Gli omicidi attribuibili a Milena mi sono sembrati ascrivibili a una forma estrema, anche se inconsapevole, di ribellione a un patriarcato cieco e violento. E raccontare la sua storia significa portare alla luce una verità scomoda che in qualche modo non smette di riguardare tutti quanti, scrive Elisa Giobbi nelle sue considerazioni finali. E, forse, senza cercare giustificazioni o spalleggiamenti, senza prestare il fianco a chi potrebbe vedere in queste frasi delle motivazioni valide ai violenti crimini commessi, ha ragione.
Milena è stata una ribelle. Ha fatto male, è vero, ma facendosi sempre male per prima. Ha condannato, condannandosi. Eppure, nemmeno questo, nemmeno la sua brutalità è bastata a restituirle una qualche dignità di donna. Sessualizzata persino nella ricostruzione della sua personalità disturbata, nei dettagli pruriginosi del suo aspetto. Angelo sterminatore: è così che la ricordano le cronache. Ma Milena non è stata un angelo e, in qualche modo, nemmeno una sterminatrice. Non ha ucciso per il gusto di farlo, ha ucciso perché non ne poteva più di subire.

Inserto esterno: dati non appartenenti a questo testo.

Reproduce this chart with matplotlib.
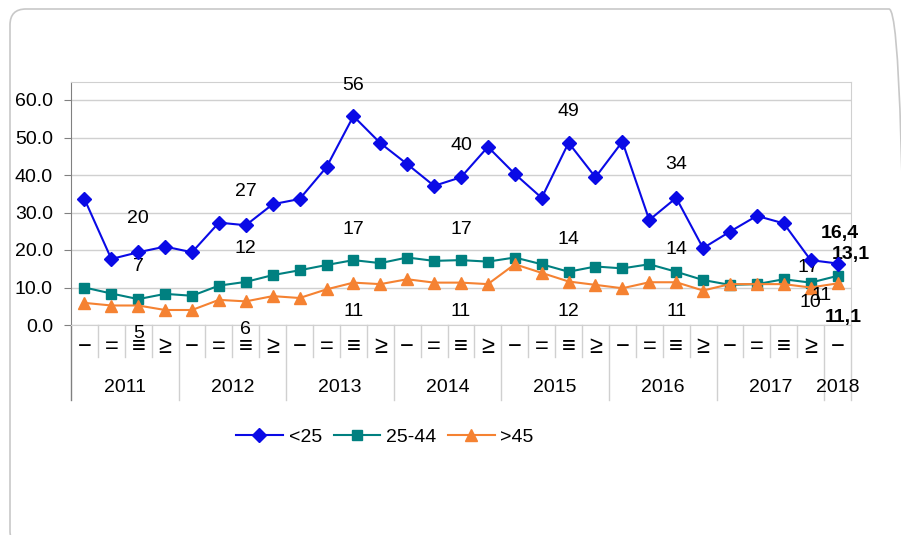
import matplotlib.pyplot as plt
import numpy as np
from matplotlib.patches import FancyBboxPatch
from matplotlib.transforms import IdentityTransform, blended_transform_factory

plt.rcParams['font.family'] = ['Liberation Sans', 'DejaVu Sans']

years = ['2011', '2012', '2013', '2014', '2015', '2016', '2017', '2018']
quarters = ['\u2212', '=', '\u2261', '\u2265']  # I II III IV as drawn in the source
n_points = 29

under25 = [33.6, 17.6, 19.4, 20.9, 19.4, 27.3, 26.6, 32.2, 33.6, 42.1, 55.7, 48.5,
           42.9, 37.1, 39.4, 47.5, 40.3, 33.9, 48.6, 39.4, 48.9, 28.0, 33.9, 20.5,
           24.9, 29.1, 27.1, 17.3, 16.4]
age25_44 = [10.0, 8.4, 6.9, 8.3, 7.8, 10.5, 11.5, 13.3, 14.6, 16.0, 17.3, 16.5,
            18.0, 17.1, 17.3, 16.9, 18.0, 16.2, 14.2, 15.6, 15.1, 16.2, 14.2, 12.0,
            10.7, 10.9, 12.2, 11.3, 13.1]
over45 = [5.9, 5.2, 5.2, 4.0, 4.0, 6.7, 6.3, 7.7, 7.2, 9.5, 11.3, 10.9,
          12.2, 11.3, 11.3, 10.9, 16.2, 13.9, 11.6, 10.7, 9.8, 11.4, 11.4, 9.2,
          10.9, 10.9, 10.9, 10.0, 11.1]

# yearly average labels (as printed on the chart)
avg_under25 = ['20', '27', '56', '40', '49', '34', '17']
avg_25_44 = ['7', '12', '17', '17', '14', '14', '11']
avg_over45 = ['5', '6', '11', '11', '12', '11', '10']
last_labels = ['16,4', '13,1', '11,1']

FS = 14

fig = plt.figure(figsize=(9.01, 5.35), dpi=100)
ax = fig.add_axes([71 / 901, 1 - 325 / 535, 780 / 901, 243 / 535])

border = FancyBboxPatch((10, -12), 895, 538, boxstyle='round,pad=0,rounding_size=16',
                        transform=IdentityTransform(), facecolor='none',
                        edgecolor='#c8c8c8', linewidth=1.2)
fig.patches.append(border)

x = np.arange(n_points)
ax.plot(x, under25, color='#0a0ae6', lw=1.5, marker='D', ms=7, label='<25', zorder=4)
ax.plot(x, age25_44, color='#008080', lw=1.5, marker='s', ms=7, label='25-44', zorder=3)
ax.plot(x, over45, color='#f58232', lw=1.5, marker='^', ms=8.5, label='>45', zorder=3)

ax.set_xlim(-0.5, n_points - 0.5)
ax.set_ylim(0, 64.8)
ax.set_yticks(np.arange(0, 61, 10))
ax.set_yticklabels([f'{v:.1f}' for v in range(0, 61, 10)], fontsize=FS)
ax.yaxis.grid(True, color='#d0d0d0', lw=1)
ax.set_axisbelow(True)
ax.set_xticks([])
ax.tick_params(axis='y', length=5, color='#808080', pad=8)
for s in ['top', 'right', 'bottom']:
    ax.spines[s].set_color('#d0d0d0')
ax.spines['left'].set_color('#808080')

# category axis: quarters and years
tr = blended_transform_factory(ax.transData, ax.transAxes)
for i in range(n_points):
    ax.text(i, -0.09, quarters[i % 4], transform=tr, ha='center', va='center',
            fontsize=17)
for k in range(1, n_points + 1):
    bottom = -0.309 if k % 4 == 0 or k == n_points else -0.132
    ax.plot([k - 0.5, k - 0.5], [0, bottom], transform=tr, color='#d0d0d0',
            lw=1, clip_on=False)
ax.plot([-0.5, -0.5], [0, -0.309], transform=tr, color='#808080', lw=1, clip_on=False)
for j, yr in enumerate(years):
    if j < 7:
        cx = 4 * j + 1.5
    else:
        cx = 28
    ax.text(cx, -0.258, yr, transform=tr, ha='center', va='center', fontsize=FS)

# yearly average labels
avg_x = [2, 6, 10, 14, 18, 22]
top_y = [28.3, 35.7, 64.0, 48.0, 57.0, 42.7]
mid_y = [15.5, 20.3, 25.6, 25.6, 22.7, 20.0]
low_y = [-2.4, -1.3, 3.5, 3.5, 3.7, 3.5]
for i, xi in enumerate(avg_x):
    ax.text(xi, top_y[i], avg_under25[i], ha='center', va='center', fontsize=FS, clip_on=False)
    ax.text(xi, mid_y[i], avg_25_44[i], ha='center', va='center', fontsize=FS, clip_on=False)
    ax.text(xi, low_y[i], avg_over45[i], ha='center', va='center', fontsize=FS, clip_on=False)
ax.text(26.9, 15.2, avg_under25[6], ha='center', va='center', fontsize=FS, clip_on=False)
ax.text(27.4, 8.0, avg_25_44[6], ha='center', va='center', fontsize=FS, clip_on=False)
ax.text(27.0, 5.9, avg_over45[6], ha='center', va='center', fontsize=FS, clip_on=False)
ax.text(28.1, 24.5, last_labels[0], ha='center', va='center', fontsize=FS,
        fontweight='bold', clip_on=False)
ax.text(28.5, 18.9, last_labels[1], ha='center', va='center', fontsize=FS,
        fontweight='bold', clip_on=False)
ax.text(28.2, 1.9, last_labels[2], ha='center', va='center', fontsize=FS,
        fontweight='bold', clip_on=False)

ax.legend(loc='center', bbox_to_anchor=(385 / 901, 1 - 437 / 535),
          bbox_transform=fig.transFigure, ncol=3, frameon=False, fontsize=FS,
          handlelength=2.4, handletextpad=0.3, columnspacing=0.6)

fig.savefig('out.png', dpi=100)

Per questo la strumentalizzazione che ne fanno oggi le destre, taluna stampa e quei gruppi di rivendicazione maschile che fanno del suo caso un esempio in risposta ai tanti, troppi femminicidi che ogni giorno riempiono le pagine dei quotidiani italiani, le farebbe male. Perché non basta una donna che uccide un uomo a livellare le cose, a smontare la realtà dei fatti di una società costruita a uso e consumo patriarcale. Non basta a giustificare la violenza sistemica che – sempre a rigor di vocabolario – il sesso forte esercita sul sesso debole. È un errore, è mera speculazione, è riportare Milena in vita per abusarne di nuovo.
Milena Quaglini è morta suicida in carcere, a poco più di quarant’anni, mentre stava scontando la massima pena. Eppure, più che la morte, la vera condanna, per lei, è stata la sua esistenza. Per questo, per noi, la sua è la voce dei confini, una delle tante rimaste troppo a lungo inascoltate.